# Компьютерные технологии > В помощь системному администратору >  загрузка ОС с Usb Hdd

## krserv

Коллеги, подскажите, как можно осуществить загрузку W_XP с внешнего 
SATA HDD, который установлен в external enclosure Agestar SUB2S SATA - USB. К этому устройству идут только драйвера под W98-ME

----------


## Hulfer

В биосе поставь первое устройство, загрузка с внешних ЮСБ носителей, драйвера не нужны :)

----------


## krserv

Все поставлено, система устанавливается с СD, но после первой перезагрузки зацикливается на перезагрузках. Загружается на предустановку с USB HDD появляется индикатор загрузки в виде полосы прямоугольников снизу экрана, когда все прямоугольники изменят цвет с темного на светлый идет опять перезагрузка и так по циклу.
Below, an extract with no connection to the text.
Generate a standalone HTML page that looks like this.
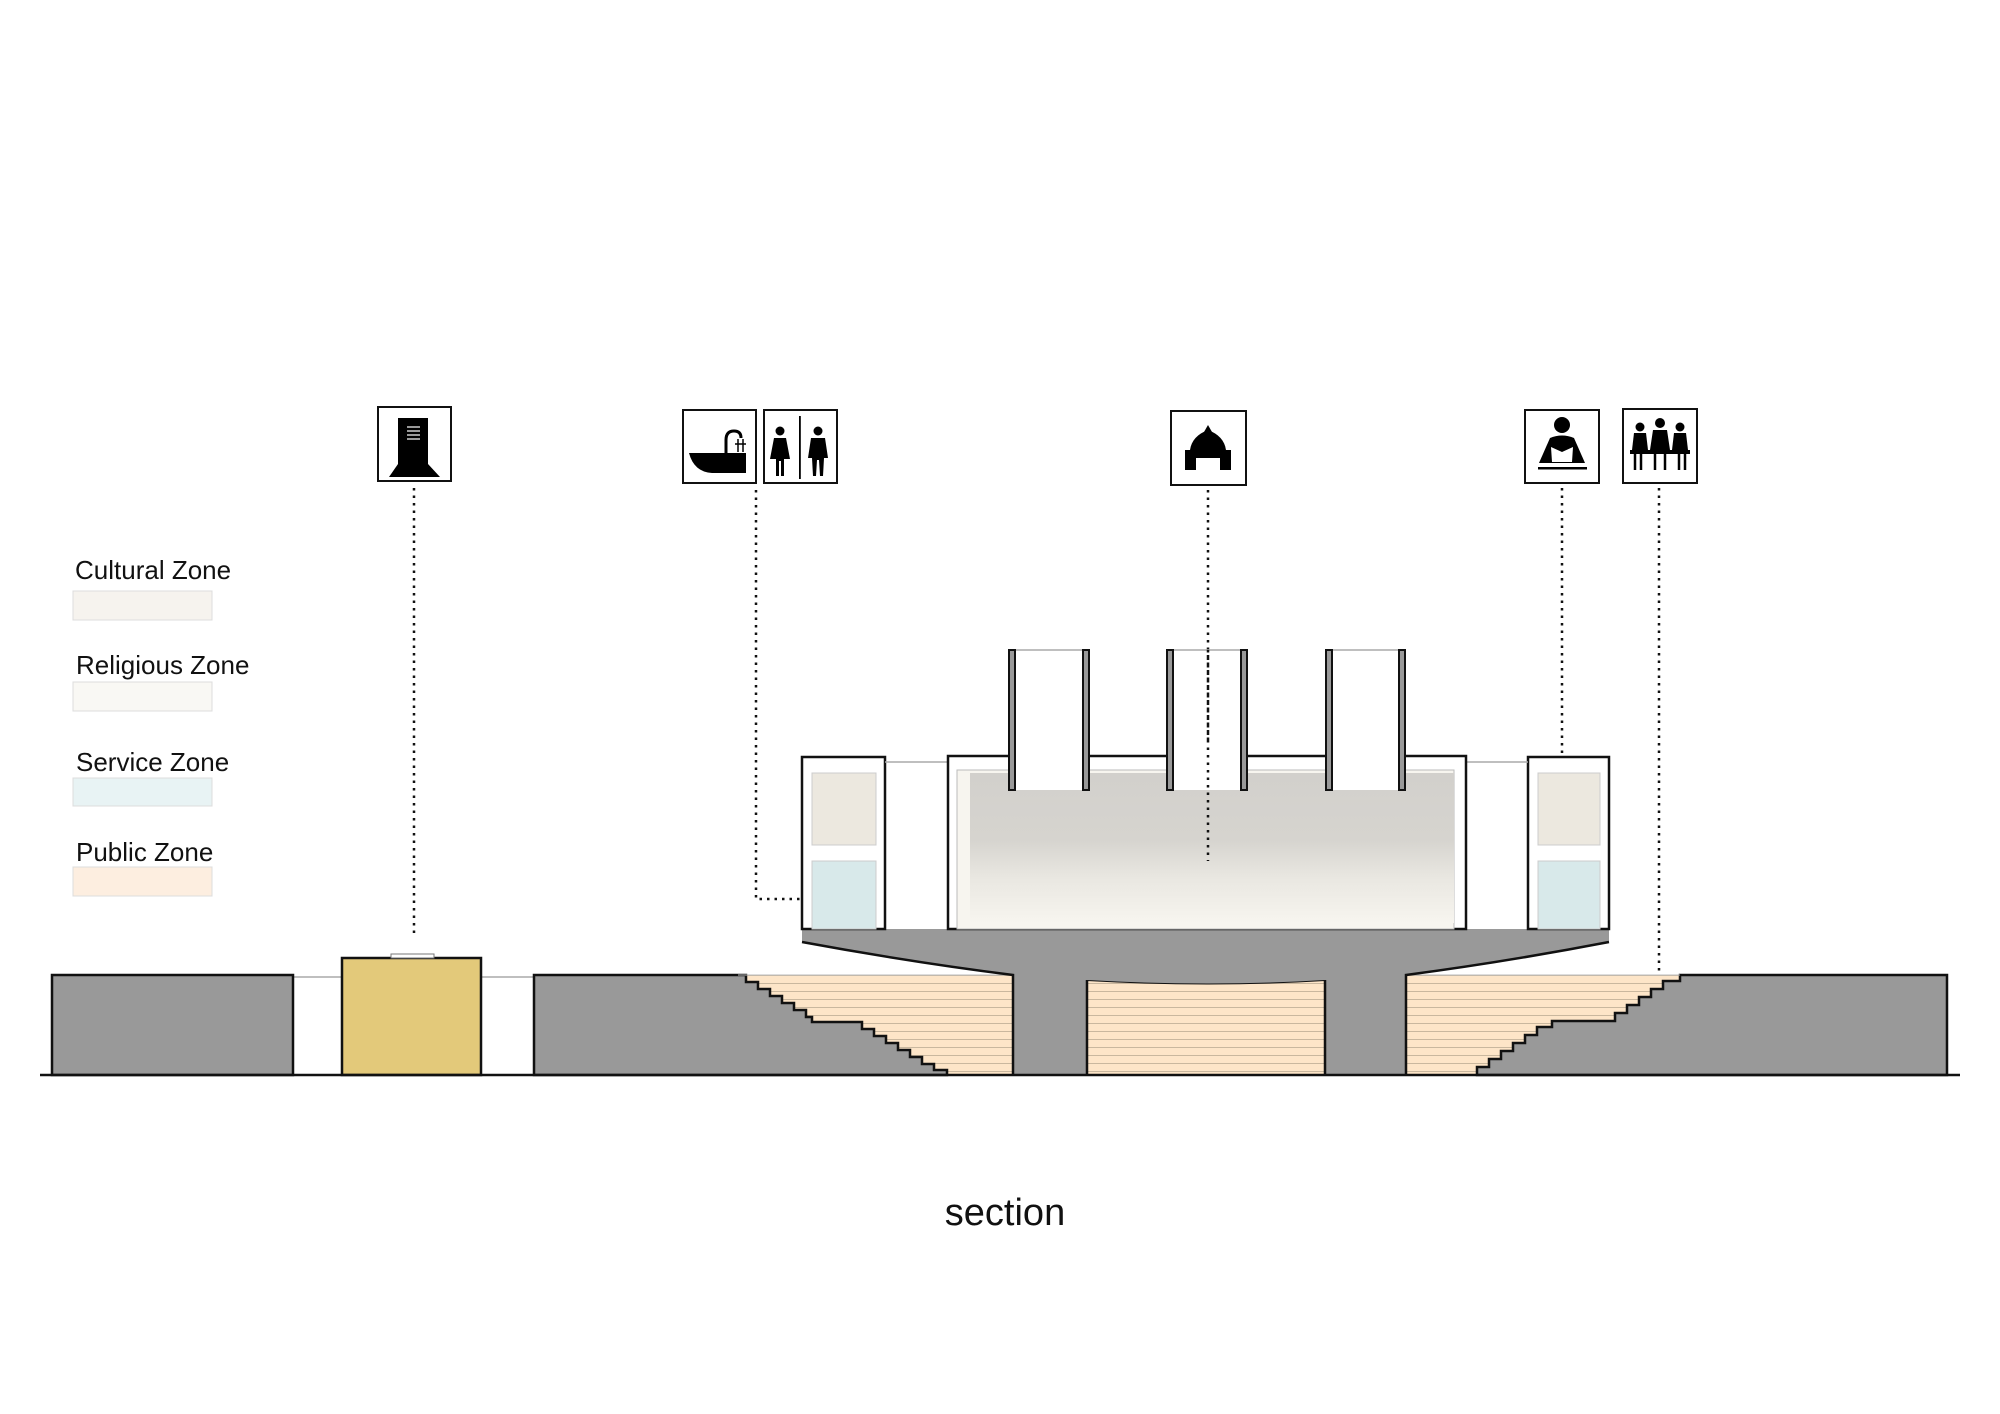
<!DOCTYPE html>
<html><head><meta charset="utf-8"><style>
html,body{margin:0;padding:0;background:#fff}
svg{display:block}
text{font-family:"Liberation Sans",sans-serif}
</style></head><body>
<svg width="2000" height="1414" viewBox="0 0 2000 1414" xmlns="http://www.w3.org/2000/svg">
<defs>
<pattern id="stripe" width="10" height="8" patternUnits="userSpaceOnUse">
<rect width="10" height="8" fill="#fde5c8"/><line x1="0" y1="7.5" x2="10" y2="7.5" stroke="#c9b79e" stroke-width="1"/>
</pattern>
<linearGradient id="hall" x1="0" y1="0" x2="0" y2="1">
<stop offset="0" stop-color="#d2d0cc"/>
<stop offset="0.45" stop-color="#d6d4cf"/>
<stop offset="0.7" stop-color="#e9e7e1"/>
<stop offset="1" stop-color="#f7f5ef"/>
</linearGradient>
</defs>

<g font-size="26" fill="#111">
<text x="75" y="579">Cultural Zone</text>
<rect x="73" y="591" width="139" height="29" fill="#f6f3ee" stroke="#ddd"/>
<text x="76" y="674">Religious Zone</text>
<rect x="73" y="682" width="139" height="29" fill="#f9f8f4" stroke="#ddd"/>
<text x="76" y="771">Service Zone</text>
<rect x="73" y="778" width="139" height="28" fill="#e8f3f4" stroke="#ddd"/>
<text x="76" y="861">Public Zone</text>
<rect x="73" y="867" width="139" height="29" fill="#fdeee0" stroke="#ddd"/>
</g>

<g stroke="#111" stroke-width="2.5" stroke-dasharray="2.5 5" fill="none">
<line x1="414" y1="488" x2="414" y2="933"/>
<polyline points="756,490 756,899 855,899"/>
<line x1="1208" y1="490" x2="1208" y2="861"/>
<line x1="1562" y1="488" x2="1562" y2="810"/>
<line x1="1659" y1="488" x2="1659" y2="982"/>
</g>

<g fill="#fff" stroke="#111" stroke-width="2">
<rect x="378" y="407" width="73" height="74"/>
<rect x="683" y="410" width="73" height="73"/>
<rect x="764" y="410" width="73" height="73"/>
<rect x="1171" y="411" width="75" height="74"/>
<rect x="1525" y="410" width="74" height="73"/>
<rect x="1623" y="409" width="74" height="74"/>
</g>
<g fill="#000">
<rect x="398" y="418" width="30" height="46"/>
<g stroke="#fff" stroke-width="1.2"><line x1="407" y1="427" x2="420" y2="427"/><line x1="407" y1="431" x2="420" y2="431"/><line x1="407" y1="435" x2="420" y2="435"/><line x1="407" y1="439" x2="420" y2="439"/></g>
<polygon points="398,464 428,464 440,477 389,477"/>
<path d="M689,453 L746,453 L746,473 L712,473 Q694,472 689,453Z"/>
<path d="M726,453 L726,440 Q726,431 734,431 Q741,431 741,438" fill="none" stroke="#000" stroke-width="3"/>
<g stroke="#000" stroke-width="1.5"><line x1="735" y1="444" x2="746" y2="444"/><line x1="738" y1="439" x2="738" y2="452"/><line x1="743" y1="439" x2="743" y2="452"/></g>
<circle cx="780" cy="431" r="4.5"/>
<path d="M774,438 L786,438 L790,459 L784,459 L784,476 L781,476 L781,461 L779,461 L779,476 L776,476 L776,459 L770,459Z"/>
<rect x="799" y="416" width="1.8" height="63"/>
<circle cx="818" cy="431" r="4.5"/>
<path d="M811,438 L825,438 L828,458 L824,458 L823,476 L820,476 L819,460 L817,460 L816,476 L813,476 L812,458 L808,458Z"/>
<path d="M1190,450 Q1192,436 1208,430 Q1224,436 1226,450Z"/>
<polygon points="1204,432 1208,425 1212,432"/>
<path d="M1185,450 L1231,450 L1231,470 L1220,470 L1220,458 L1196,458 L1196,470 L1185,470Z"/>
<circle cx="1562" cy="425" r="8"/>
<path d="M1550,438 Q1562,433 1574,438 L1585,463 L1539,463Z"/>
<path d="M1551,447 L1562,452 L1573,447 L1572,462 L1552,462Z" fill="#fff"/>
<rect x="1538" y="467" width="49" height="2.5"/>
<circle cx="1640" cy="427" r="4.5"/><circle cx="1660" cy="423" r="5"/><circle cx="1680" cy="427" r="4.5"/>
<path d="M1634,433 L1646,433 L1648,450 L1632,450Z"/>
<path d="M1653,430 L1667,430 L1670,450 L1650,450Z"/>
<path d="M1674,433 L1686,433 L1688,450 L1672,450Z"/>
<rect x="1630" y="450" width="60" height="4"/>
<g stroke="#000" stroke-width="2.5"><line x1="1635" y1="454" x2="1635" y2="470"/><line x1="1641" y1="454" x2="1641" y2="470"/><line x1="1655" y1="454" x2="1655" y2="470"/><line x1="1665" y1="454" x2="1665" y2="470"/><line x1="1679" y1="454" x2="1679" y2="470"/><line x1="1685" y1="454" x2="1685" y2="470"/></g>
</g>

<g stroke="#aaa" stroke-width="1.5">
<line x1="293" y1="977" x2="342" y2="977"/>
<line x1="481" y1="977" x2="534" y2="977"/>
</g>

<polygon points="738,975 1013,975 1013,1075 930,1075 930,1068 918,1068 918,1062 906,1062 906,1054 894,1054 894,1046 882,1046 882,1038 870,1038 870,1030 858,1030 858,1022 806,1022 806,1015 794,1015 794,1007 782,1007 782,999 770,999 770,991 758,991 758,983 746,983 746,975" fill="url(#stripe)"/>
<path d="M1087,980 Q1210,987 1325,980 L1325,1075 L1087,1075Z" fill="url(#stripe)" stroke="#111" stroke-width="2"/>
<polygon points="1406,975 1680,975 1680,1075 1477,1075 1406,1075" fill="url(#stripe)"/>

<g fill="#999" stroke="#111" stroke-width="2.5">
<rect x="52" y="975" width="241" height="100"/>
<polygon points="534,975 738,975 746,975 746,982 758,982 758,989 770,989 770,996 782,996 782,1003 794,1003 794,1010 806,1010 806,1017 812,1017 812,1022 862,1022 862,1029 874,1029 874,1036 886,1036 886,1043 898,1043 898,1050 910,1050 910,1057 922,1057 922,1064 934,1064 934,1070 947,1070 947,1075 534,1075"/>
<polygon points="1477,1075 1477,1067 1489,1067 1489,1059 1501,1059 1501,1051 1513,1051 1513,1043 1525,1043 1525,1035 1537,1035 1537,1027 1552,1027 1552,1021 1615,1021 1615,1013 1627,1013 1627,1005 1639,1005 1639,997 1651,997 1651,989 1663,989 1663,981 1680,981 1680,975 1947,975 1947,1075"/>
</g>
<line x1="738" y1="975" x2="1013" y2="975" stroke="#bbb" stroke-width="1"/>
<line x1="1406" y1="975" x2="1680" y2="975" stroke="#bbb" stroke-width="1"/>
<rect x="342" y="958" width="139" height="117" fill="#e3c97a" stroke="#111" stroke-width="2.5"/>
<rect x="391" y="954" width="43" height="4" fill="#fff" stroke="#777" stroke-width="1"/>

<path d="M802,929 L1609,929 L1609,942 Q1505,962 1406,975 L1406,1075 L1325,1075 L1325,980 Q1210,987 1087,980 L1087,1075 L1013,1075 L1013,975 Q910,962 802,942Z" fill="#999"/>
<path d="M802,942 Q910,962 1013,975 L1013,1075 M1087,1075 L1087,980 M1325,980 L1325,1075 M1406,1075 L1406,975 Q1505,962 1609,942" fill="none" stroke="#111" stroke-width="2.5"/>
<line x1="40" y1="1075" x2="1960" y2="1075" stroke="#111" stroke-width="2.5"/>

<rect x="802" y="757" width="83" height="172" fill="#fff" stroke="#111" stroke-width="2.5"/>
<rect x="812" y="773" width="64" height="72" fill="#ece8df" stroke="#ccc" stroke-width="1"/>
<rect x="812" y="861" width="64" height="68" fill="#d8e9ea" stroke="#ccc" stroke-width="1"/>
<line x1="885" y1="762" x2="948" y2="762" stroke="#aaa" stroke-width="1.5"/>
<rect x="1528" y="757" width="81" height="172" fill="#fff" stroke="#111" stroke-width="2.5"/>
<rect x="1538" y="773" width="62" height="72" fill="#ece8df" stroke="#ccc" stroke-width="1"/>
<rect x="1538" y="861" width="62" height="68" fill="#d8e9ea" stroke="#ccc" stroke-width="1"/>
<line x1="1466" y1="762" x2="1528" y2="762" stroke="#aaa" stroke-width="1.5"/>
<rect x="948" y="756" width="518" height="173" fill="#fff" stroke="#111" stroke-width="2.5"/>
<rect x="957" y="770" width="497" height="159" fill="#f7f5ef" stroke="#bbb" stroke-width="1"/>
<rect x="970" y="773" width="484" height="150" fill="url(#hall)"/>
<g fill="#fff">
<rect x="1013" y="740" width="73" height="50"/>
<rect x="1171" y="740" width="73" height="50"/>
<rect x="1330" y="740" width="71" height="50"/>
</g>
<g stroke="#aaa" stroke-width="1.5">
<line x1="1012" y1="650" x2="1086" y2="650"/>
<line x1="1170" y1="650" x2="1244" y2="650"/>
<line x1="1329" y1="650" x2="1401" y2="650"/>
</g>
<g fill="#999" stroke="#111" stroke-width="2">
<rect x="1009" y="650" width="6" height="140"/>
<rect x="1083" y="650" width="6" height="140"/>
<rect x="1167" y="650" width="6" height="140"/>
<rect x="1241" y="650" width="6" height="140"/>
<rect x="1326" y="650" width="6" height="140"/>
<rect x="1399" y="650" width="6" height="140"/>
</g>
<line x1="1208" y1="650" x2="1208" y2="861" stroke="#111" stroke-width="2.5" stroke-dasharray="2.5 5"/>

<text x="1005" y="1225" font-size="38" text-anchor="middle" fill="#111">section</text>
</svg>
</body></html>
Motherboard 865 chip, Bios обновлена. Предполагаю, что проблема именно из за того, что это не просто HDD USB, а с преобразователем SATA - USB, наверно что-то друг друга не понимает...

----------


## golubevsv

*snip12*, я бы работал вобще на работе, ага. Чем лазать по всяким time-killer'ам

----------


## Неадекватный

Хм, ну чисто в теории списать на баг венды можно, ведь ПК распознаёт и начинает загруз. А затем ОС не грузится :( ... ради теста поставьте на него Ubuntu какую нибудь и попробуйте загрузиться =) Если сработает тогда я прав...

----------


## Cheechako

Не будь эта тема _неподвижной_ уже *три года* :yes:, я бы предложил почитать: http://forum.oszone.net/printthread-53167.html
http://www.compcar.ru/forum/showthread.php?t=2386, и т.д. :confused:

----------